Early pace and the box draw is always vital in greyhound races, with more than 60% of races won by dogs which lead at the first turn. Again, on facts and figures alone, Black Magic Opal should lead by a clear one and a half lengths at the first turn, and if he has does that, I’m not sure anything can run him down.
Leading mentor Rob Britton prepares Iona Seven ($11 with tab.com.au) and while he is hopeful of victory, he says the box draw has all but cruelled his chances.
“I just can’t see how she can get across from Box 8,” Britton lamented. “I think the key to the race is Kiss Me Ketut (Box 4) as he has early pace but will run a straight line to the first turn. If he does that and the favourite gets a clear passage in the early stages, Black Magic Opal will be nearly impossible to beat,”
Paul Anderton says he is ‘living the dream’ with Shifty Sticka ($3.65), who after an impressive heat win and subsequently drawing the inside box, has catapulted into calculations. Many pundits believe the best chance of an upset lies with this promising dog, which is yet to be unplaced in his 19 start career.

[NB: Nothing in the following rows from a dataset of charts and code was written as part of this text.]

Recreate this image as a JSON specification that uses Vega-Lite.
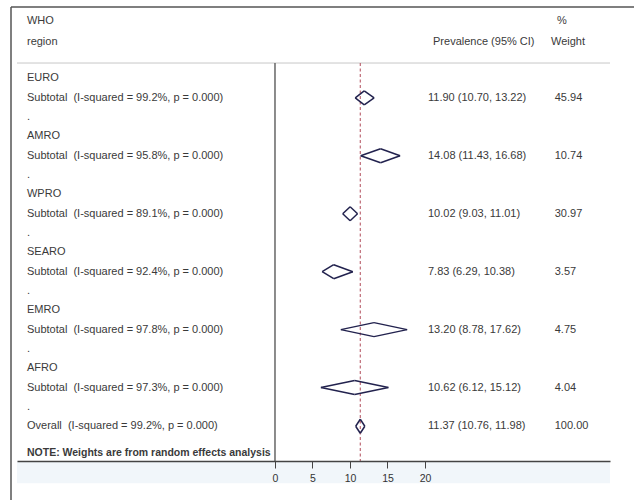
{
  "$schema": "https://vega.github.io/schema/vega-lite/v6.json",
  "width": 593,
  "height": 454,
  "autosize": {"type": "none"},
  "padding": {"left": 17, "top": 7, "right": 24, "bottom": 39},
  "background": "white",
  "config": {"view": {"stroke": null}, "font": "Liberation Sans"},
  "datasets": {
    "labels": [
      {"row": 1, "label": "WHO"},
      {"row": 2.1, "label": "region"},
      {"row": 4, "label": "EURO"},
      {"row": 5, "label": "Subtotal\u00a0 (I-squared = 99.2%, p = 0.000)"},
      {"row": 6, "label": "."},
      {"row": 7, "label": "AMRO"},
      {"row": 8, "label": "Subtotal\u00a0 (I-squared = 95.8%, p = 0.000)"},
      {"row": 9, "label": "."},
      {"row": 10, "label": "WPRO"},
      {"row": 11, "label": "Subtotal\u00a0 (I-squared = 89.1%, p = 0.000)"},
      {"row": 12, "label": "."},
      {"row": 13, "label": "SEARO"},
      {"row": 14, "label": "Subtotal\u00a0 (I-squared = 92.4%, p = 0.000)"},
      {"row": 15, "label": "."},
      {"row": 16, "label": "EMRO"},
      {"row": 17, "label": "Subtotal\u00a0 (I-squared = 97.8%, p = 0.000)"},
      {"row": 18, "label": "."},
      {"row": 19, "label": "AFRO"},
      {"row": 20, "label": "Subtotal\u00a0 (I-squared = 97.3%, p = 0.000)"},
      {"row": 21, "label": "."},
      {"row": 22, "label": "Overall\u00a0 (I-squared = 99.2%, p = 0.000)"}
    ],
    "est": [
      {"region": "EURO", "row": 5, "est": 11.90, "lo": 10.70, "hi": 13.22, "ci": "11.90 (10.70, 13.22)", "weight": "45.94"},
      {"region": "AMRO", "row": 8, "est": 14.08, "lo": 11.43, "hi": 16.68, "ci": "14.08 (11.43, 16.68)", "weight": "10.74"},
      {"region": "WPRO", "row": 11, "est": 10.02, "lo": 9.03, "hi": 11.01, "ci": "10.02 (9.03, 11.01)", "weight": "30.97"},
      {"region": "SEARO", "row": 14, "est": 7.83, "lo": 6.29, "hi": 10.38, "ci": "7.83 (6.29, 10.38)", "weight": "3.57"},
      {"region": "EMRO", "row": 17, "est": 13.20, "lo": 8.78, "hi": 17.62, "ci": "13.20 (8.78, 17.62)", "weight": "4.75"},
      {"region": "AFRO", "row": 20, "est": 10.62, "lo": 6.12, "hi": 15.12, "ci": "10.62 (6.12, 15.12)", "weight": "4.04"},
      {"region": "Overall", "row": 22, "est": 11.37, "lo": 10.76, "hi": 11.98, "ci": "11.37 (10.76, 11.98)", "weight": "100.00"}
    ]
  },
  "layer": [
    {
      "data": {"values": [{}]},
      "mark": {"type": "rect", "color": "#f1f6fa"},
      "encoding": {
        "x": {"datum": -34.4, "type": "quantitative", "scale": {"domain": [-34.4, 44.67], "nice": false, "zero": false},
          "axis": {"title": null, "values": [0, 5, 10, 15, 20], "grid": false, "domainColor": "#444444", "domainWidth": 1.5, "tickColor": "#444444", "tickWidth": 1, "tickSize": 7, "labelPadding": 5, "labelFontSize": 10.5, "labelColor": "#333333", "labelFont": "Liberation Sans", "zindex": 1}},
        "x2": {"datum": 44.67},
        "y": {"datum": 23.8, "type": "quantitative", "scale": {"domain": [0.3, 23.8], "nice": false, "zero": false, "reverse": true}, "axis": null},
        "y2": {"datum": 24.95}
      }
    },
    {
      "data": {"values": [{}]},
      "mark": {"type": "rule", "color": "#c8c8c8", "strokeWidth": 1},
      "encoding": {
        "x": {"datum": -34.4, "type": "quantitative"},
        "x2": {"datum": 44.67},
        "y": {"datum": 3.2, "type": "quantitative", "axis": null}
      }
    },
    {
      "data": {"values": [{}]},
      "mark": {"type": "rule", "color": "#666666", "strokeWidth": 1.5},
      "encoding": {
        "x": {"datum": 0, "type": "quantitative"},
        "y": {"datum": 3.2, "type": "quantitative", "axis": null},
        "y2": {"datum": 23.8}
      }
    },
    {
      "data": {"name": "est"},
      "transform": [{"filter": "datum.region === 'Overall'"}],
      "mark": {"type": "rule", "color": "#b04a58", "strokeWidth": 1, "strokeDash": [3, 2.5]},
      "encoding": {
        "x": {"field": "est", "type": "quantitative"},
        "y": {"datum": 3.2, "type": "quantitative", "axis": null},
        "y2": {"datum": 23.8}
      }
    },
    {
      "data": {"name": "est"},
      "mark": {"type": "rule", "color": "#22224e", "strokeWidth": 1.5, "y2Offset": -7},
      "encoding": {
        "x": {"field": "lo", "type": "quantitative"},
        "x2": {"field": "est"},
        "y": {"field": "row", "type": "quantitative", "axis": null},
        "y2": {"field": "row"}
      }
    },
    {
      "data": {"name": "est"},
      "mark": {"type": "rule", "color": "#22224e", "strokeWidth": 1.5, "y2Offset": 7},
      "encoding": {
        "x": {"field": "lo", "type": "quantitative"},
        "x2": {"field": "est"},
        "y": {"field": "row", "type": "quantitative", "axis": null},
        "y2": {"field": "row"}
      }
    },
    {
      "data": {"name": "est"},
      "mark": {"type": "rule", "color": "#22224e", "strokeWidth": 1.5, "yOffset": -7},
      "encoding": {
        "x": {"field": "est", "type": "quantitative"},
        "x2": {"field": "hi"},
        "y": {"field": "row", "type": "quantitative", "axis": null},
        "y2": {"field": "row"}
      }
    },
    {
      "data": {"name": "est"},
      "mark": {"type": "rule", "color": "#22224e", "strokeWidth": 1.5, "yOffset": 7},
      "encoding": {
        "x": {"field": "est", "type": "quantitative"},
        "x2": {"field": "hi"},
        "y": {"field": "row", "type": "quantitative", "axis": null},
        "y2": {"field": "row"}
      }
    },
    {
      "data": {"name": "labels"},
      "mark": {"type": "text", "align": "left", "baseline": "middle", "fontSize": 11, "color": "#3a3a3a", "font": "Liberation Sans"},
      "encoding": {
        "x": {"datum": -33.07, "type": "quantitative"},
        "y": {"field": "row", "type": "quantitative", "axis": null},
        "text": {"field": "label"}
      }
    },
    {
      "data": {"values": [{"row": 23.4, "label": "NOTE: Weights are from random effects analysis"}]},
      "mark": {"type": "text", "align": "left", "baseline": "middle", "fontSize": 10.5, "fontWeight": "bold", "color": "#3a3a3a", "font": "Liberation Sans"},
      "encoding": {
        "x": {"datum": -33.07, "type": "quantitative"},
        "y": {"field": "row", "type": "quantitative", "axis": null},
        "text": {"field": "label"}
      }
    },
    {
      "data": {"name": "est"},
      "mark": {"type": "text", "align": "left", "baseline": "middle", "fontSize": 11, "color": "#3a3a3a", "font": "Liberation Sans"},
      "encoding": {
        "x": {"datum": 20.4, "type": "quantitative"},
        "y": {"field": "row", "type": "quantitative", "axis": null},
        "text": {"field": "ci"}
      }
    },
    {
      "data": {"name": "est"},
      "mark": {"type": "text", "align": "left", "baseline": "middle", "fontSize": 11, "color": "#3a3a3a", "font": "Liberation Sans"},
      "encoding": {
        "x": {"datum": 37.3, "type": "quantitative"},
        "y": {"field": "row", "type": "quantitative", "axis": null},
        "text": {"field": "weight"}
      }
    },
    {
      "data": {"values": [{"row": 2.1, "label": "Prevalence (95% CI)"}]},
      "mark": {"type": "text", "align": "left", "baseline": "middle", "fontSize": 11, "color": "#3a3a3a", "font": "Liberation Sans"},
      "encoding": {
        "x": {"datum": 21.07, "type": "quantitative"},
        "y": {"field": "row", "type": "quantitative", "axis": null},
        "text": {"field": "label"}
      }
    },
    {
      "data": {"values": [{"row": 2.1, "label": "Weight"}]},
      "mark": {"type": "text", "align": "left", "baseline": "middle", "fontSize": 11, "color": "#3a3a3a", "font": "Liberation Sans"},
      "encoding": {
        "x": {"datum": 36.8, "type": "quantitative"},
        "y": {"field": "row", "type": "quantitative", "axis": null},
        "text": {"field": "label"}
      }
    },
    {
      "data": {"values": [{"row": 1, "label": "%"}]},
      "mark": {"type": "text", "align": "left", "baseline": "middle", "fontSize": 11, "color": "#3a3a3a", "font": "Liberation Sans"},
      "encoding": {
        "x": {"datum": 37.6, "type": "quantitative"},
        "y": {"field": "row", "type": "quantitative", "axis": null},
        "text": {"field": "label"}
      }
    },
    {
      "data": {"values": [{}]},
      "mark": {"type": "rule", "color": "#555555", "strokeWidth": 1.5},
      "encoding": {
        "x": {"datum": -35.2, "type": "quantitative"},
        "y": {"datum": 0.3, "type": "quantitative", "axis": null},
        "y2": {"datum": 26.5}
      }
    },
    {
      "data": {"values": [{}]},
      "mark": {"type": "rule", "color": "#555555", "strokeWidth": 1.5},
      "encoding": {
        "x": {"datum": -35.2, "type": "quantitative"},
        "x2": {"datum": 48},
        "y": {"datum": 0.3, "type": "quantitative", "axis": null}
      }
    }
  ]
}
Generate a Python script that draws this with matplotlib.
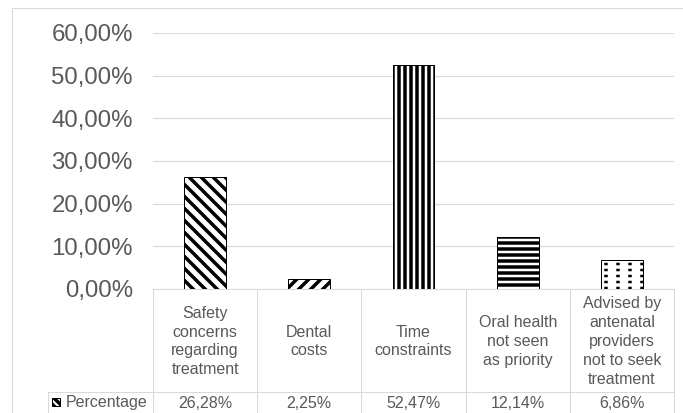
import numpy as np
import matplotlib
matplotlib.use("Agg")
import matplotlib.pyplot as plt
from matplotlib.lines import Line2D
from matplotlib.patches import Rectangle

# Data
categories = [
    "Safety\nconcerns\nregarding\ntreatment",
    "Dental\ncosts",
    "Time\nconstraints",
    "Oral health\nnot seen\nas priority",
    "Advised by\nantenatal\nproviders\nnot to seek\ntreatment",
]
values = [26.28, 2.25, 52.47, 12.14, 6.86]
value_labels = ["26,28%", "2,25%", "52,47%", "12,14%", "6,86%"]
series_name = "Percentage"
yticks = [0, 10, 20, 30, 40, 50, 60]
hatches = ["\\\\", "//", "||", "--", "|"]

# Style
W, H = 683, 413
txt = "#595959"
grid = "#d9d9d9"
plt.rcParams["font.family"] = ["Liberation Sans", "DejaVu Sans"]
plt.rcParams["hatch.linewidth"] = 3.5

fig = plt.figure(figsize=(W / 72, H / 72), dpi=72)


def fx(x):
    return x / W


def fy(y):
    return 1 - y / H


def line(x0, y0, x1, y1, c=grid, lw=1.0):
    fig.add_artist(Line2D([fx(x0), fx(x1)], [fy(y0), fy(y1)],
                          transform=fig.transFigure, color=c, lw=lw))


# plot area (pixel geometry of the reference)
left, right, top, bottom = 153, 674, 33, 289
ax = fig.add_axes([fx(left), fy(bottom), fx(right - left), (bottom - top) / H])
x = np.arange(len(values))

for i, (v, h) in enumerate(zip(values, hatches)):
    ax.bar(x[i], v, width=0.4, color="white", edgecolor="black",
           hatch=h, lw=1.0, zorder=3)
# dashed look for the last bar: white horizontal hatch over the vertical one
ax.bar(x[4], values[4], width=0.4, color="none", edgecolor="white",
       hatch="--", lw=0, zorder=4)
ax.bar(x[4], values[4], width=0.4, color="none", edgecolor="black",
       lw=1.0, zorder=5)

ax.set_xlim(-0.5, len(values) - 0.5)
ax.set_ylim(0, 60)
ax.set_yticks(yticks)
ax.set_yticklabels([f"{t},00%" for t in yticks])
ax.set_xticks([])
ax.tick_params(axis="y", length=0, pad=20, labelsize=24, labelcolor=txt)
ax.grid(axis="y", color=grid, lw=1.2, zorder=0)
for s in ax.spines.values():
    s.set_visible(False)

# outer chart frame
line(12, 8, W, 8)
line(12, 8, 12, H)

# data table
cols = np.linspace(left, right, len(values) + 1)
row_y = 392
line(left, bottom, right, bottom)
for c in cols:
    line(c, bottom, c, H)
line(48, row_y, right, row_y)
line(48, row_y, 48, H)

for i, cat in enumerate(categories):
    cx = (cols[i] + cols[i + 1]) / 2
    fig.text(fx(cx), fy((bottom + row_y) / 2 + 1), cat, ha="center",
             va="center", fontsize=16, color=txt, linespacing=1.32)
    fig.text(fx(cx), fy(403), value_labels[i], ha="center", va="center",
             fontsize=16, color=txt)

# legend key in the row header
fig.add_artist(Rectangle((fx(52), fy(406)), fx(8), 8 / H,
                         transform=fig.transFigure, facecolor="white",
                         edgecolor="black", hatch="\\\\\\", lw=1.0))
fig.text(fx(66), fy(403), series_name, ha="left", va="center",
         fontsize=16, color=txt)

fig.savefig("out.png", dpi=72)
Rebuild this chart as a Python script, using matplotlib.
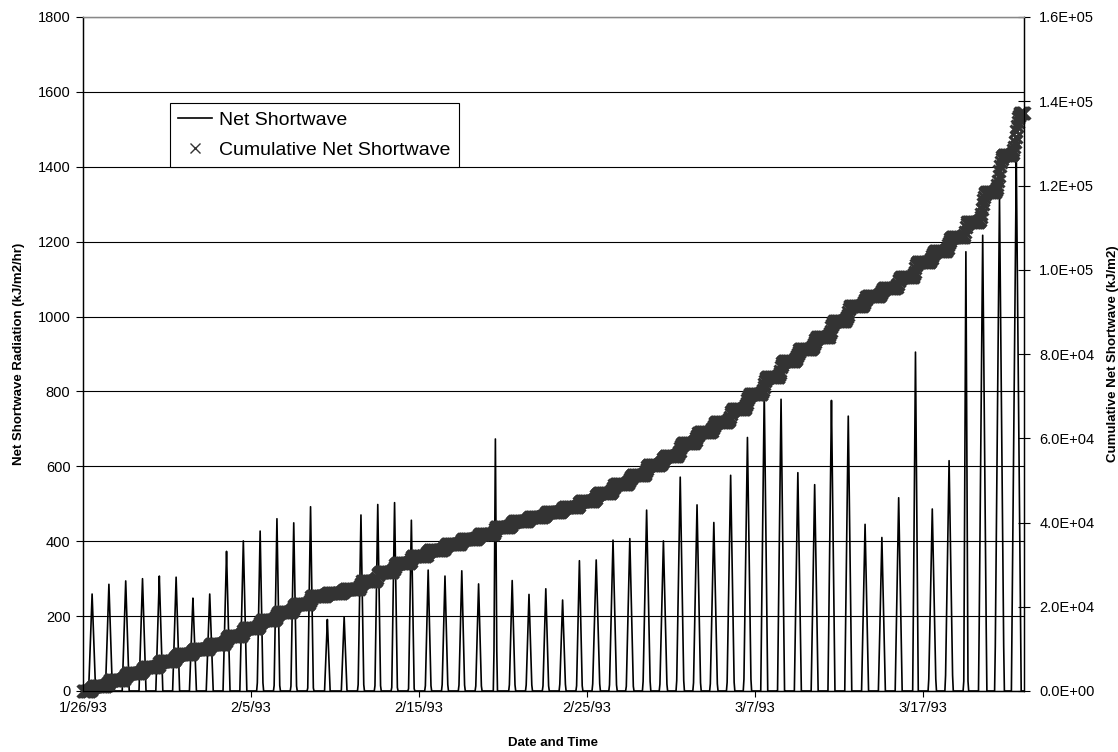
import numpy as np
import matplotlib
matplotlib.use("Agg")
import matplotlib.pyplot as plt
from matplotlib.lines import Line2D
from matplotlib.ticker import FuncFormatter

plt.rcParams["font.family"] = ["Liberation Sans", "DejaVu Sans"]

# Daily peak of hourly net shortwave (kJ/m2/hr), one value per day from 1/26/93
daily_peak = [259, 285, 294, 300, 307, 304, 248, 259, 373, 401,
              427, 460, 449, 492, 191, 198, 470, 498, 503, 456,
              323, 307, 321, 286, 673, 295, 258, 273, 243, 348,
              350, 403, 407, 483, 401, 571, 497, 450, 576, 677,
              800, 779, 583, 551, 776, 734, 445, 410, 516, 905,
              486, 615, 1173, 1217, 1319, 1420]

# Daily total net shortwave (kJ/m2), one value per day
daily_total = [1280, 1410, 1460, 1490, 1520, 1500, 1230, 1280, 1850, 1980,
               1800, 1900, 1850, 2000, 750, 800, 1950, 2050, 2050, 1850,
               1350, 1300, 1350, 1200, 1600, 1250, 1100, 1150, 1050, 1450,
               1850, 2100, 2100, 2550, 2100, 3000, 2600, 2350, 3000, 3550,
               4000, 3900, 2900, 2700, 3850, 3650, 2200, 2000, 2550, 3500,
               2600, 3300, 3600, 7100, 8700, 9900]

start_date = "1993-01-26"
solar_noon_hour = 13
date_ticks = ["1993-01-26", "1993-02-05", "1993-02-15", "1993-02-25", "1993-03-07", "1993-03-17"]
date_tick_labels = ["1/26/93", "2/5/93", "2/15/93", "2/25/93", "3/7/93", "3/17/93"]
left_ticks = [0, 200, 400, 600, 800, 1000, 1200, 1400, 1600, 1800]
right_ticks = [0, 20000, 40000, 60000, 80000, 100000, 120000, 140000, 160000]

# Hourly series: each day is a triangular pulse around solar noon whose area is the daily total
n_days = len(daily_peak)
start = np.datetime64(start_date + "T00:00")
hours = np.arange(n_days * 24 + 1)
times = start + hours.astype("timedelta64[h]")
hourly = np.zeros(len(hours))
for d, (peak, total) in enumerate(zip(daily_peak, daily_total)):
    half_width = total / peak
    offset = hours - (d * 24 + solar_noon_hour)
    hourly += peak * np.clip(1 - np.abs(offset) / half_width, 0, None)
cumulative = np.cumsum(hourly)

fig = plt.figure(figsize=(11.18, 7.52), dpi=100)
ax = fig.add_axes([83 / 1118, 1 - 691 / 752, (1024 - 83) / 1118, (691 - 17) / 752])
ax2 = ax.twinx()

ax.plot(times, hourly, color="black", lw=1.2, zorder=3)
ax2.plot(times, cumulative, ls="none", marker="x", ms=8, mew=2.2, color="#333333",
         clip_on=False)

ax.set_xlim(start, start + np.timedelta64(56, "D"))
ax.set_ylim(0, 1800)
ax2.set_ylim(0, 160000)

ax.set_yticks(left_ticks)
ax.set_yticklabels([str(v) for v in left_ticks])
ax2.set_yticks(right_ticks)
ax2.yaxis.set_major_formatter(FuncFormatter(lambda v, _: f"{v:.1E}"))
ax.set_xticks([np.datetime64(t + "T00:00") for t in date_ticks])
ax.set_xticklabels(date_tick_labels)

ax.grid(axis="y", color="black", lw=0.8)
ax.set_axisbelow(True)
for a in (ax, ax2):
    for s in a.spines.values():
        s.set_linewidth(0.9)
ax.spines["top"].set_color("#888888")
ax2.spines["top"].set_color("#888888")
ax.tick_params(axis="y", direction="out", length=5, width=0.8, labelsize=10.5, pad=4)
ax.tick_params(axis="x", direction="out", length=4, width=0.8, labelsize=10.5, pad=3)
ax2.tick_params(axis="y", direction="inout", length=8, width=0.8, labelsize=10.5, pad=7)

ax.set_ylabel("Net Shortwave Radiation (kJ/m2/hr)", fontsize=9.5, fontweight="bold", labelpad=9)
ax2.set_ylabel("Cumulative Net Shortwave (kJ/m2)", fontsize=9.5, fontweight="bold", labelpad=9)
ax.set_xlabel("Date and Time", fontsize=9.5, fontweight="bold", labelpad=16)

handles = [Line2D([], [], color="black", lw=1.2),
           Line2D([], [], ls="none", marker="x", ms=7, mew=1.0, color="#333333")]
leg = ax2.legend(handles, ["Net Shortwave", "Cumulative Net Shortwave"],
                 loc="upper left", bbox_to_anchor=((170 - 83) / 941, (691 - 103) / 674),
                 fontsize=14, frameon=True, fancybox=False, framealpha=1,
                 edgecolor="black", borderpad=0.42, handlelength=1.75, handletextpad=0.35,
                 labelspacing=0.64, borderaxespad=0)
leg.get_frame().set_linewidth(0.8)

fig.savefig("out.png", dpi=100)
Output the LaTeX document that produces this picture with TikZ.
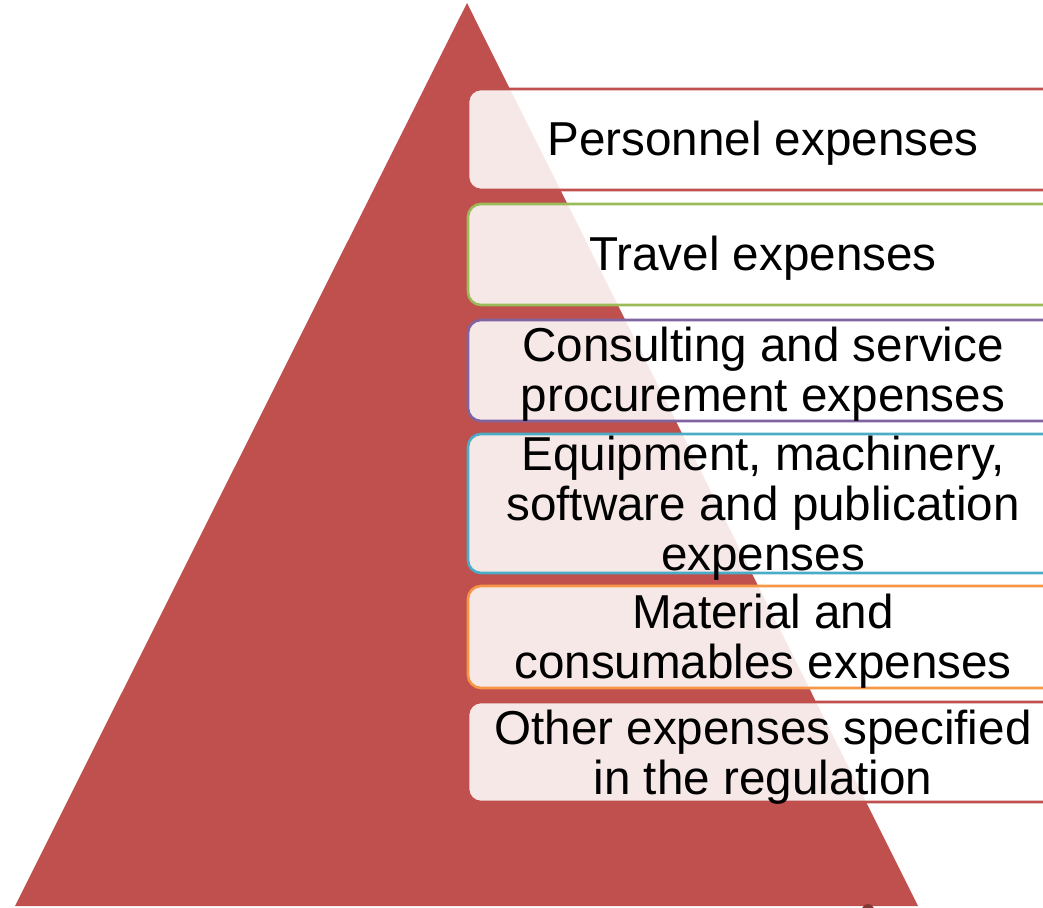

Peter Rocket ($14) is a proven G1 performer and has already earnt $289,000 in prize-money; victory in tomorrow night’s race would see him climb to 2nd on the all-time earnings list which is held by the now retired champion stayer Miata, who banked more than $715,000.
The conundrum for this tipster is whether I try and be a hero and tip something to beat the favourite, or play safe and herald the short-price commodity?
Although my usual betting style is to go for value, I just can’t envisage Black Magic Opal not leading at the first turn, and if he does, I can’t see him being beaten.
I’ll be playing the Trifecta and First 4’s, and standing out BMO from Iona Seven, Kiss Me Ketut and Shifty Sticka.